Tuesday, December 29, 2009

So this is the New Year

Mrs. PruDog asked what the most iconic song of the last decade was. I won't claim any universally iconic song: I have no idea what the Kids love these days or what passes for hot rock in Kabul. But when I think of the 2000's I think of DCFC & Modest Mouse.

1. Float On by Modest Mouse
2. Against All Odds by Postal Service
3. This is the New Year by DCFC

and yah, I know 2 & 3 are the same guy.

As an interesting side: did you know that the Alienation Index actually decreased last decade? That's surprising.

Monday, December 28, 2009

Dope bloggin'

Well, it looks like Tom Zirbel popped too.

I think this is interesting personally because I actually know Tom from when Axley sponsored Priority Health. He's a super nice guy and I really like him. His tendency to fall off his bike gives him an accessable quality many athletes lack. And the last time I saw him he was flying back to Colorado, where he famously nearly died.

All that background is for the purposes of establishing that I have no axe to grind with him. In fact I have every incentive to justify his actions and start my "Free Thor" website.

But, yah know, being nice and being ethical not the same thing. I hope Tom is exonerated, but even if he is not I won't sucker punch him the next time I see him. On the otherhand every result he has ever gotten in cycling is, for all intents an purposes, tainted and a 2 year suspension will be just reward.

Monday, December 07, 2009

Merry Christmas

Sure it will make your eyes bleed, but you can't stop watching Gunther's Christmas Song.

Thursday, December 03, 2009

Shorter Lance

"Sure I was a lying jack-ass before, but this time it's different baby"

Apropos of posting

Atrios makes a good point that I think is phrased in a way that is easily misunderstood.

It's true that the high-information left isn't the group Democrats need to worry about in the mid-terms. But it also important to recognize that polls showing that disaffection with Obama is coming from his left means that it's the activists, new & young voters (many of whom are low information) who want more progressive policies. In fact, I'd argue that the evidence is that the low information voters are, on the whole, much more progressive than the average high information progressive. Further, they are much less forgiving; whereas a high information voter like myself may be frustrated by the lack of specific policies I feel are more effective than the watered down policies we get, the low information voter tends to grade on a pass/fail basis. Yet it seems that the obstructionist democrats and the Village don't really understand this point.

Electoral Strategery & 2 parties

There has been a lot of hand wringing lately over the percieved ineffectiveness of the Democratic Party to live up to the expectations of those that elected it.

This is evident in the dropping poll numbers of democrats across the board.

Many democratic voters from 2008 plan to sit out the election in 2010. I think this is understandable but ultimately ineffective as a strategy for pushing the democratic party left.

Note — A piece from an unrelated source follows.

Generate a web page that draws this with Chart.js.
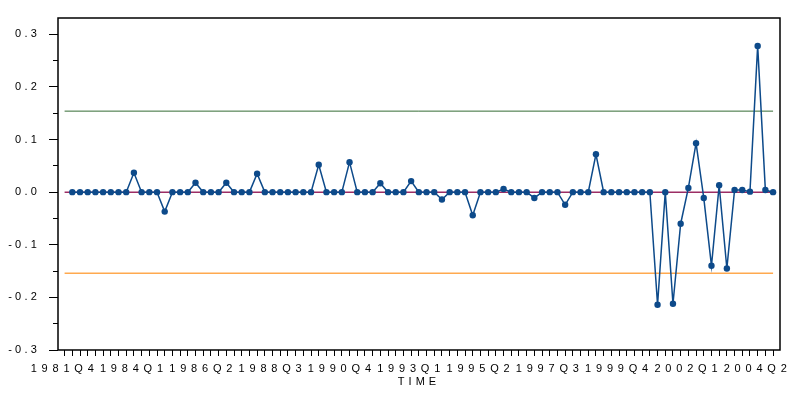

That said, I hae few solutions.

My take on the situation is this:

While media has little actual impact on the public in general (actual viewership for cable news is quite low) it does seem to be influential in the Village (insider speak for Washington Establishment media, consultants,etc) Much like CNBC isn't really a finance new network but rather a big talk-show that caters to and is mostly watched by the finance types it covers, the news networks (and talk radio) tend to be exercises in affirmation rather than programs seeking to deliver new information. Unfortunately, the Village seems to be vested in the idea that this is a center-right country and that any loss of support is by definition from the right.

This is despite the clear, factual evidence that most of the loss of support for Democrats across the board is actually from the left. In otherwards, the evidence is that we are in fact a center-left country with a very strong right wind. I count as evidence both polls as well as elections. Take the recent batch of special elections. The media would tell you it was great for Republicans, yet the total number of democrats in Congress increased by 2. And more to the point, the 2 big Republican wins were against Democrats running as centrists, aka Center-right politicians. And when you look at the democrats who are blocking healthcare reform it's Centrists. What's interesting is that they are also the democrats who are dragging down the generic democrat ballot. In otherwards, while they tack right their poll numbers *drop*.

The goal for progressives isn't to see Republicans win, but rather to see more Progressive senators and congressmen elected to replace the existing ones, Democrat or Republican. The catch 22 for progressive voters is that sitting out the election will likely be seen as a rebuke *from the right*. Firthermore, since Senate terms are 6 years electing a Republican to punish the democrats is not likely to result in a more progressive candidate in the near term because 6 years is.. well the long term in political years.

And while it's easy to be diappointed in Centrist democrats lets not make a false equivelence. Democrats are frustrating because they could do more. 10% unemployment sucks because we could do more. But not doing enough is a very different world from actually making things worse. Health Care will pass and it will be a painful bill that leaves a lot of important changes on the table. But the republicans wouldn't have any reform at all other than deregulation and givng more power to the bad actors.

I agree with Yglesias that the most effective way to improve the responsiveness of our politicians would be to a) elliminate the fillibuster (which was never used to block bills like it is by Republicans and creates a defacto 60% super majority requirement) and b) implement instant run-off voting.